There is much more to both the conscious and subconscious processes than you seem to be aware. If you have not read the books by Koestler, Hadamard and Rand cited earlier on the creative process and the role of the subconscious in particular, you should look them up. The reference to "Mindless Intelligence: Machine Thinking and Contemporary Philosophers' Rejection of the Mind" is in the monthly print version of TIA; that and the Pisaturo/Marcu articles are ordered as back issues, not part of a new trial (but you might try asking for the most recent of them that way).

Knowledge is a grasp of reality in the form of concepts formed with a cognitive purpose. This is a creative process using both the conscious and the subconscious working together striving for understanding in the face of new facts. Concepts are not formed by telling your subconscious to perform a "unit reduction" in a vacuum, combining existing concepts in accordance with hidden rules. Formation and expansion of knowledge is not a matter of "linguistic housekeeping".

There is a lot more to the human process of concept formation and application than an act of "volition" -- which is only the basic choice to focus (without specifying on what, with what emphasis on what aspects, etc.) -- followed by a result expressed in some structural representation formed with some degree of speed regarded as in competition with software running on a computer. Some mental activities can be reduced to "calculation", but based on abstract concepts and principles established in advance. That this can be done does not mean that everything beyond "volition" can be implemented in software like a calculation.

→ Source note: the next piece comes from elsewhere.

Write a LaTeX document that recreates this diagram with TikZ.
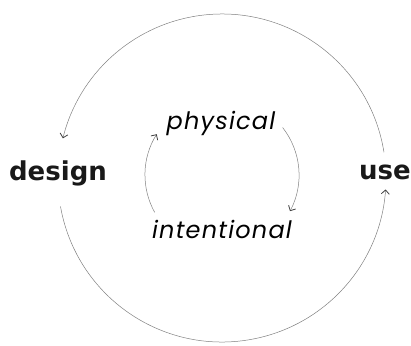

You do have to consciously define your concepts or live with the resulting chaos. The subconscious is not a substitute for that. In any creative process you must validate conclusions suggested by the subconsciousness.

We don't do anything to "infinite precision" (which is an example of the invalid concept of the actual infinite), but we also do not form basic concepts like "man" out of extensive numerical measurements and mathematical descriptions. That is not what is meant by "measurement" in the Objectivist theory of concepts. Once we have a concept, it can be extended and refined through more precise definitions to account the growth in our scope and depth of knowledge, but we don't start with a "mathematical description of what a man looks like" and neither does our subconscious provide one behind the scenes. Nor do we (or could we) consciously reprocess sensory data as such; that is not what it means to validate conceptual knowledge.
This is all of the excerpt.